Chairman D'Amato, members of the Committee, I am pleased to appear before you today as President Clinton's nominee to serve as Chairman of the Council of Economic Advisers. I am deeply honored that the President has nominated me to serve in this position. I would like to thank Senator Boxer for her gracious introduction and to say how much I have appreciated the opportunity to meet with so many members of this Committee over the last few weeks to discuss the challenges facing the American economy.

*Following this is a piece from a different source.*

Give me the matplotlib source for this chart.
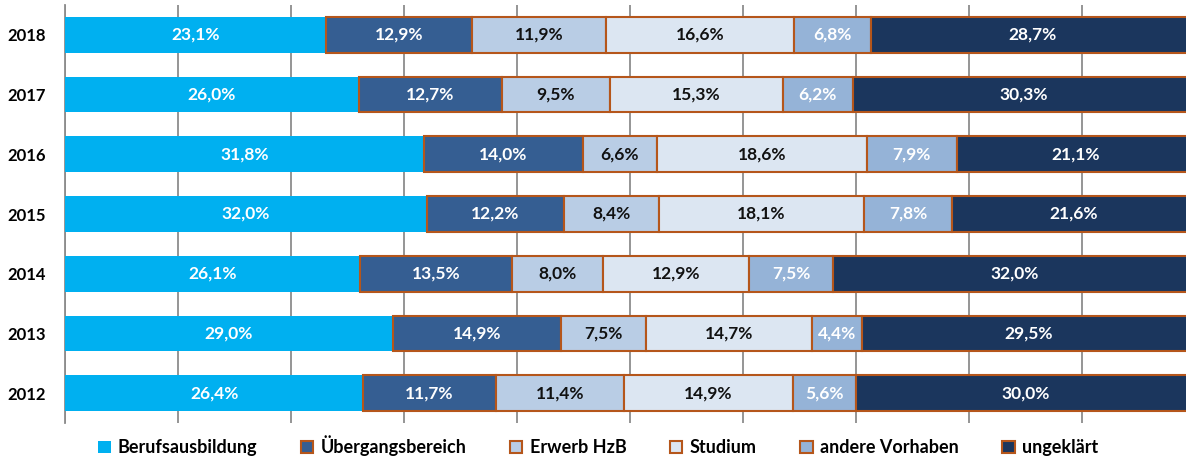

I would also like to introduce my husband, George Akerlof, a Professor of Economics at Berkeley and Senior Fellow at the Brookings Institution, who is my partner not only in marriage but also in economic research.
The Council of Economic Advisers, established by the Employment Act of 1946, has served for 50 years as a trustworthy and persistent advocate of policies that promote the broad public interest. Presidents, since Harry Truman, have turned to the Council for economic advice, analysis, and insights to inform the policy making process. In Republican and Democratic Administrations alike, the Council has urged policies that facilitate the workings of the market, that emphasize the importance of incentives and efficiency, and that promote long-term growth. If confined, I pledge to continue this proud tradition.
By many measures, the economy is in very good health. A simple index of economic
performance that reveals how well the economy is functioning is the misery index--defined as
the sum of the inflation and unemployment rates. This index stood at 8.3% in 1996, with the
unemployment rate averaging 5.4% and the CPI rising year over year at 2.9%. In historical
terms, this represents outstanding performance--the best since 1968. Over 1 1 million new jobs
have been created since 1992 and the jobs have been disproportionately "good" jobs--in industry
occupations paying above median wages. The rewards from growth have been widely shared,
with the poverty rate falling more in 1995 than at any time during the last decade. Throughout
our long expansion, inflation has remained low and fallen by most broad measures; and
investment in plant and equipment--the driving force of this expansion-- has grown at a
phenomenal pace. Consumer confidence now stands near the highs of recent decades. The
Administration's economic policies have contributed to these successes, in part, by bringing
down the federal budget deficit, thus permitting a larger share of private sector savings to finance
the investments in plant and equipment that equip American workers with the tools they need to
be productive on the job. I believe that the Federal Reserve has also played a positive, and
complementary, role by pursuing monetary policies that have facilitated this favorable mix shift
while keeping the economy operating at its potential.